Wohnen Sie in den eigenen vier Wänden, gehen Sie zudem kein Kündigungsrisiko ein, denn als «Herr und Meister» in den eigenen vier Wänden ist man weder der Willkür eines Hausbesitzers noch den Launen einer Verwaltung ausgesetzt.
Anderseits bürdet man sich mit Wohneigentum eine längerfristige finanzielle Belastung auf (Hypothekarzinsen, Amortisation, Reparatur- und Unterhaltskosten) und nimmt im Falle eines Umzugs einen wesentlich höheren Aufwand, aber auch ein Risiko in Kauf - denn zuerst müssen Sie einen Käufer für die Liegenschaft finden, der das Objekt im Rahmen Ihrer Preisvorstellungen erwirbt.
Jürg Zulliger
WOHNEIGENTUM - Die 10 wichtigsten Punkte
1. Maximal möglicher Preis
2. Lage: Wie steht es um Immissionen (Lärm und Geruch)? Wie wichtig sind Ihnen Ruhe, Sonne und Aussicht?
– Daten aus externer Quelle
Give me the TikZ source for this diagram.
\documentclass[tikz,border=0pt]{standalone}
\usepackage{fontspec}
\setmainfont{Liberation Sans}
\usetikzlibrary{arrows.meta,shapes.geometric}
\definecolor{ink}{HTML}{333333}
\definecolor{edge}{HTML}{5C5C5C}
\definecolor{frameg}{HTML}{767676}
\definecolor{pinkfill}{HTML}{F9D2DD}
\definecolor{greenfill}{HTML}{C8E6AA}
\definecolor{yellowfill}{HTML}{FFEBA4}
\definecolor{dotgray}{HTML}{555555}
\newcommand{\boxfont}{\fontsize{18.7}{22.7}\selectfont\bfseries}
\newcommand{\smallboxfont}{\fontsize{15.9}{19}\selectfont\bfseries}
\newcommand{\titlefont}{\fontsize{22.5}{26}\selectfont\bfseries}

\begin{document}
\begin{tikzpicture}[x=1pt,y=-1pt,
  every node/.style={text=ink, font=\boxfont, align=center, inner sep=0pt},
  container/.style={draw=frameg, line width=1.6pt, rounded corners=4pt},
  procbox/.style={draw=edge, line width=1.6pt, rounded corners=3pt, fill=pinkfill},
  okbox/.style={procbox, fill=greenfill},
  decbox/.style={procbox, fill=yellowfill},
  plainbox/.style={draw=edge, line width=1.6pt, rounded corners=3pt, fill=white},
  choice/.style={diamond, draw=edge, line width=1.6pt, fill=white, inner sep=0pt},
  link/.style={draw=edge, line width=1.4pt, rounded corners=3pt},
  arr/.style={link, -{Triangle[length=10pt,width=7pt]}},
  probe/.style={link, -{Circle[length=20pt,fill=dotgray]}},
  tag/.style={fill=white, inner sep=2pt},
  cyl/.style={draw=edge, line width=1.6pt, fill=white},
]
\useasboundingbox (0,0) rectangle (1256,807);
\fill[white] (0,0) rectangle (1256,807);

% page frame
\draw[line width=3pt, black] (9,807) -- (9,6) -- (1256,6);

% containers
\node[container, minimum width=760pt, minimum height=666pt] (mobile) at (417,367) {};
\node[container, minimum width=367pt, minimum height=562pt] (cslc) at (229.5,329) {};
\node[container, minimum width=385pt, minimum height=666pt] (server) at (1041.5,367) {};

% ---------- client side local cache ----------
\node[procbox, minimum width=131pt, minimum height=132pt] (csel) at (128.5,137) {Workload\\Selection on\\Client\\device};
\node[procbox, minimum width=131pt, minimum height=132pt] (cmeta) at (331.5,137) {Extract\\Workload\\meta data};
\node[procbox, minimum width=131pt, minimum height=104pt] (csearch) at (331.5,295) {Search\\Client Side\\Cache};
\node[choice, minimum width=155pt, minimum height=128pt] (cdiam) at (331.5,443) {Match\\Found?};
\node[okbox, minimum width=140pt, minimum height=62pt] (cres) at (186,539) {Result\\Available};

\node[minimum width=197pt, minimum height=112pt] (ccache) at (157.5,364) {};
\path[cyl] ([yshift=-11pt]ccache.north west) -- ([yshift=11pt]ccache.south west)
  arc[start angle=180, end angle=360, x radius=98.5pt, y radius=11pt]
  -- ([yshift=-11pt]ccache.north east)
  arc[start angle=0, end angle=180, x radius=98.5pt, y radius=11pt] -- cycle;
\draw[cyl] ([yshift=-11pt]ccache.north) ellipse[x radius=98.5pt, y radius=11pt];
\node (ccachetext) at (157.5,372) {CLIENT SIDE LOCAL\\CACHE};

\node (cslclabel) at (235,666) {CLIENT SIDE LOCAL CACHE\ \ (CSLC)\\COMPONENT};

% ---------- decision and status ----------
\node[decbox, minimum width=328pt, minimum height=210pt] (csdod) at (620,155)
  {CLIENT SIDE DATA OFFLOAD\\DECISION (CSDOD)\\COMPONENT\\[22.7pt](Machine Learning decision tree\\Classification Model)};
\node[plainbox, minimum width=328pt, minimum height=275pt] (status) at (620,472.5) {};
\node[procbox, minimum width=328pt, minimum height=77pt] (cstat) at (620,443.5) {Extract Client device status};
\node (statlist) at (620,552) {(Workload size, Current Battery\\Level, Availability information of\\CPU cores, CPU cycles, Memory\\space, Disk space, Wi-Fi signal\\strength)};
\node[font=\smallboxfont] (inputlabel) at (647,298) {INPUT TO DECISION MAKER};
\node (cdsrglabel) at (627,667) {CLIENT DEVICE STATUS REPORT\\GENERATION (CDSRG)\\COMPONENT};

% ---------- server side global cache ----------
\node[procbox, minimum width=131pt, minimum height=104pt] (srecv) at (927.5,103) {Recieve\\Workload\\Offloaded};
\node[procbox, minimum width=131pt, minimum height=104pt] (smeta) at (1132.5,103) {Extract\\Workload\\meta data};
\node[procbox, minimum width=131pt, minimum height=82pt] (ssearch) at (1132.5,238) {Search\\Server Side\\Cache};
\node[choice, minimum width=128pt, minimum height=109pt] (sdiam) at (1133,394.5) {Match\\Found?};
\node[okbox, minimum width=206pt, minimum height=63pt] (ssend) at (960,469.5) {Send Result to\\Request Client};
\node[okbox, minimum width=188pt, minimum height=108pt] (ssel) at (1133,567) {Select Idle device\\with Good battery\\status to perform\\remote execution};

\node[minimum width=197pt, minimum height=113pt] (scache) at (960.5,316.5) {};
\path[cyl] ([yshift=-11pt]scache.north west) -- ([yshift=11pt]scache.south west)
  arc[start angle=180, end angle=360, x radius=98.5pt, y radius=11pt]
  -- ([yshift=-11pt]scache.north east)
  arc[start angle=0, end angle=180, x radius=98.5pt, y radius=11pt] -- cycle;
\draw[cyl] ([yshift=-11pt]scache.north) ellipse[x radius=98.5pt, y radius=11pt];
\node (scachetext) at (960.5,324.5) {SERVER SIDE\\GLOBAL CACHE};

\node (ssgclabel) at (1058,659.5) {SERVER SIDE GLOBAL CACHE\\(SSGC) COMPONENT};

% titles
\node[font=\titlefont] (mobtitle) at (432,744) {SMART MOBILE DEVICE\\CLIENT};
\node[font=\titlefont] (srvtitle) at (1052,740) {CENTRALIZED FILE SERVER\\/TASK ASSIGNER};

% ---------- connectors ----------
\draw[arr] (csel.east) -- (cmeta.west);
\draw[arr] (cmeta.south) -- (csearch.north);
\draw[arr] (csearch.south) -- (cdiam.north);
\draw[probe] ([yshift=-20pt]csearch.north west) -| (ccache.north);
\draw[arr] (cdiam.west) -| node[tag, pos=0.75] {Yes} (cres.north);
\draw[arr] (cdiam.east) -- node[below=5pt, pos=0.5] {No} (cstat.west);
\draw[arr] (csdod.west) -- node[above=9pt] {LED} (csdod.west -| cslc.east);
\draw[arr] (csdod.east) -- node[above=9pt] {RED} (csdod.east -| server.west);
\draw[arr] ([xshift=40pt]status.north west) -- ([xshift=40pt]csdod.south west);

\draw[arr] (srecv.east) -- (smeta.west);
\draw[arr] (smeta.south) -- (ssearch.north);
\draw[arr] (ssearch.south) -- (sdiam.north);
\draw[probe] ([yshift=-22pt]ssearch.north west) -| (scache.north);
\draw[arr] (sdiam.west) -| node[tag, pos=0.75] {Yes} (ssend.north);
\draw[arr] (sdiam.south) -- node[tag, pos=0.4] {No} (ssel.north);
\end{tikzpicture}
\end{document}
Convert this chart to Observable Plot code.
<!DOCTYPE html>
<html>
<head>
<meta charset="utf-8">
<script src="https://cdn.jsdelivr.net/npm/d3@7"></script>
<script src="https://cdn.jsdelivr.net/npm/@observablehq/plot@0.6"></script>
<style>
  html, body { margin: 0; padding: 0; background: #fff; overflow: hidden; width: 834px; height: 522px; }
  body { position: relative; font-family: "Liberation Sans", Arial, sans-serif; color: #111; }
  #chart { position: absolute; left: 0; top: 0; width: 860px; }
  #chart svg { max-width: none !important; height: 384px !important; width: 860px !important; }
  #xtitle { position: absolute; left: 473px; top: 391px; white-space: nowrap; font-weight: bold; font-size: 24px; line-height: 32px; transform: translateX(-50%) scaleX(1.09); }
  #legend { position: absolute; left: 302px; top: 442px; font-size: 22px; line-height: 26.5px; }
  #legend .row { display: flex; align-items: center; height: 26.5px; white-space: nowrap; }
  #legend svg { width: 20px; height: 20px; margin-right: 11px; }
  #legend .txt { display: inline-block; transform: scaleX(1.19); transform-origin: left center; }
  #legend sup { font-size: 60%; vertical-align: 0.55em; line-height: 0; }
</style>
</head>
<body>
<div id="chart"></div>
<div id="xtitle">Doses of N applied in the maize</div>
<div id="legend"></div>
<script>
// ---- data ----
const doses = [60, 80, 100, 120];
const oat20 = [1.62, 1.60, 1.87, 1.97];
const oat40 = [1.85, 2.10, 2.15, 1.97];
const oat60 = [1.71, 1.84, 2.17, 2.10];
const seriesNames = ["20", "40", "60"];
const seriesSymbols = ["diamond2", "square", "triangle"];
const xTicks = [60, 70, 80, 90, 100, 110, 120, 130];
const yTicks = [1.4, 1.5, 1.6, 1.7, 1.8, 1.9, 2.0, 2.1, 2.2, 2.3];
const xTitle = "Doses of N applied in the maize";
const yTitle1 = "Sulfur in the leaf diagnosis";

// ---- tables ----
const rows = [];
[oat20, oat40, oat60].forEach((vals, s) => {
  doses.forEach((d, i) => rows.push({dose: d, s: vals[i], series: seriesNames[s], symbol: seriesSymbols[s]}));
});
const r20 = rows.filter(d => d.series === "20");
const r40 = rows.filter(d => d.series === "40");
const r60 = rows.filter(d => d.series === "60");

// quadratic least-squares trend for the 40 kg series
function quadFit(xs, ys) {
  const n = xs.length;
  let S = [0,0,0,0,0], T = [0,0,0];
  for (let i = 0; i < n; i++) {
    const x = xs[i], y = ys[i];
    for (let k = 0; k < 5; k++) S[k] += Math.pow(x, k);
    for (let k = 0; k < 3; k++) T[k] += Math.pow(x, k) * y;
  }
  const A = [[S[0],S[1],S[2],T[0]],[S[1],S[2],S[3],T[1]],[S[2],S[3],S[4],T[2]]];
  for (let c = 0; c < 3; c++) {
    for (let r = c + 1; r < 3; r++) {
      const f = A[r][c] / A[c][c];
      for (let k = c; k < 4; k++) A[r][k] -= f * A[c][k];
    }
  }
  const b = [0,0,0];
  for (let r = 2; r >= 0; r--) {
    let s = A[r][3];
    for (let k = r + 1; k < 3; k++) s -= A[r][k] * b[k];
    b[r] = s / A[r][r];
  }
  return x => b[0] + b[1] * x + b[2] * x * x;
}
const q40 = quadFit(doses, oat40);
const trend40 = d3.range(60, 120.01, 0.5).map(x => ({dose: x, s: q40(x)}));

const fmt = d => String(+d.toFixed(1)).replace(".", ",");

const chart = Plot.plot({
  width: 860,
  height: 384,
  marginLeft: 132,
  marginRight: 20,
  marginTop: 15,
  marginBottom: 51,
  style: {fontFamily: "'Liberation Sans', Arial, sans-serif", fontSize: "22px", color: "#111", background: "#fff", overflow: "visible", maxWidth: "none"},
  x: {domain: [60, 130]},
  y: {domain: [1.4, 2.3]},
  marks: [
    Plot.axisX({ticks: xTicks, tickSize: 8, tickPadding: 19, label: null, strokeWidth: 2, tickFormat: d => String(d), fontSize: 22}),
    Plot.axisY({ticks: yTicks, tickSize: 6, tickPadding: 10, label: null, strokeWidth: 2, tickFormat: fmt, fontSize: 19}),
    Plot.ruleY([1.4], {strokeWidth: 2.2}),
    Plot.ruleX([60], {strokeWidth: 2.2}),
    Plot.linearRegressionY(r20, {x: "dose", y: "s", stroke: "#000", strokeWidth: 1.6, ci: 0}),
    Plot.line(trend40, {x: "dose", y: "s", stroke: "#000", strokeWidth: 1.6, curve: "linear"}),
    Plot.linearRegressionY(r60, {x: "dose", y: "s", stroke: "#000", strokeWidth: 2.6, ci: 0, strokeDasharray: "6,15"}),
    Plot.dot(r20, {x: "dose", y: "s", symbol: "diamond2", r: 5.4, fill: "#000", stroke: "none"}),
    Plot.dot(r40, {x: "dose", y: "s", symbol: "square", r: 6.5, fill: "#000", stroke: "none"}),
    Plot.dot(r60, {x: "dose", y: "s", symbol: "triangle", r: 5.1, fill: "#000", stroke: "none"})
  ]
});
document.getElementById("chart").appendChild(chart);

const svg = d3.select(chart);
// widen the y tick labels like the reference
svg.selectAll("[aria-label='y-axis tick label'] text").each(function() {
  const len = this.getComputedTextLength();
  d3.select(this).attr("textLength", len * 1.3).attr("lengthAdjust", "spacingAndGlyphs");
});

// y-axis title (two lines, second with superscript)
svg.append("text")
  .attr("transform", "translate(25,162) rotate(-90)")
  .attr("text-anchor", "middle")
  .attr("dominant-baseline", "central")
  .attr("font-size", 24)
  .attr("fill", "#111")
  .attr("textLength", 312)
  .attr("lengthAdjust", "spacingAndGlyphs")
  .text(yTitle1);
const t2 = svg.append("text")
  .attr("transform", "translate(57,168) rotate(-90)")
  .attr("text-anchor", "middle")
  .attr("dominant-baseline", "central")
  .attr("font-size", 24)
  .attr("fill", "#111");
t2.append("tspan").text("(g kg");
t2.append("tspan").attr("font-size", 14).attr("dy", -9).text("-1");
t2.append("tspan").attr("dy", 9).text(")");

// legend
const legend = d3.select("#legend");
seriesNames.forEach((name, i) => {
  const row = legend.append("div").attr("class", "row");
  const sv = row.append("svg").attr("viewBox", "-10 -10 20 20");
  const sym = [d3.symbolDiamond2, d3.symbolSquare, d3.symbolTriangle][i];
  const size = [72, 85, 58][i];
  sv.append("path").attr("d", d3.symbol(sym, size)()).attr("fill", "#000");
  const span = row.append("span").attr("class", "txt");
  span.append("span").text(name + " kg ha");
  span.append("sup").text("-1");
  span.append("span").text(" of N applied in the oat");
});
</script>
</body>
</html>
3. Merkmale der Gemeinde und des Wohnumfeldes: Freizeitangebot, Einrichtungen für Kinder, Sport, medizinische Versorgung etc.
4. Erschliessung mit öffentlichem und privatem Verkehr
5. Distanzen zu Arbeitsplatz, Schule und Einkaufsmöglichkeiten
6. Architekturstil und Bauweise: klassisch «alt» oder modern?
7. Grösse und Anzahl der Zimmer
8. Grundriss allgemein, Flexibilität hinsichtlich der später nötigen Änderungen
9. Innenausbau, Farben und Materialien: Ästhetik, praktischer Nutzen und Dauerhaftigkeit
10. Soziales Umfeld, Nachbarschaft
Kreuzen Sie nach jeder Besichtigung die erfüllten Punkte an. Erst wenn ein Objekt mindestens sieben oder acht Anforderungsmerkmale erfüllt, sollten Sie das Angebot ernsthaft prüfen. Bedenken Sie jedoch, dass 100-prozentige Übereinstimmung kaum je möglich ist.